Lome, 10 June, 2020 / 5:48 am (ACI Africa).
Members of the Religious Institute of the Salesians of Don Bosco (SDB) in the West African nation of Togo are caring for children who, because of being slightly different from others, are accused of witchcraft and risk “deadly consequences.”
The Salesians provide shelter for these children at Don Bosco Center within the region covered by the Catholic Diocese of Kara located in the northern part of the country, offering them “a loving home where they can recover from their physical and emotional wounds.”
At Don Bosco Center in Kara, “Salesian missionaries counter the deeply rooted cultural beliefs that routinely demonize children and blame them for illnesses, deaths and other misfortunes that are more accurately the outcome of overwhelming poverty,” the leadership of SDB has reported.

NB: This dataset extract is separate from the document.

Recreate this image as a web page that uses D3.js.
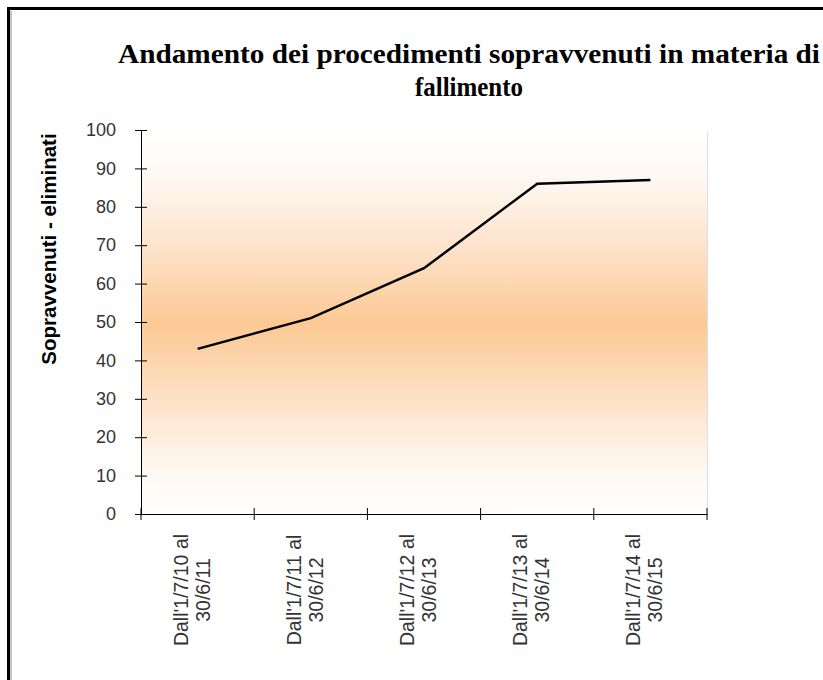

In a report published June 8 by Mission Newswire, the official news service of the U.S.-based Salesian Missions that supports the Don Bosco Kara project, the Center also provides opportunities to break the cycle of poverty through education and training.
According to a 2017 France24 report on Togo, belief in the reality and power of witchcraft is widespread in the country with “children who are slightly different from the others” bearing the brunt. The differences in question would be physical disability, “mental handicap, hyperactivity or being intellectually gifted.”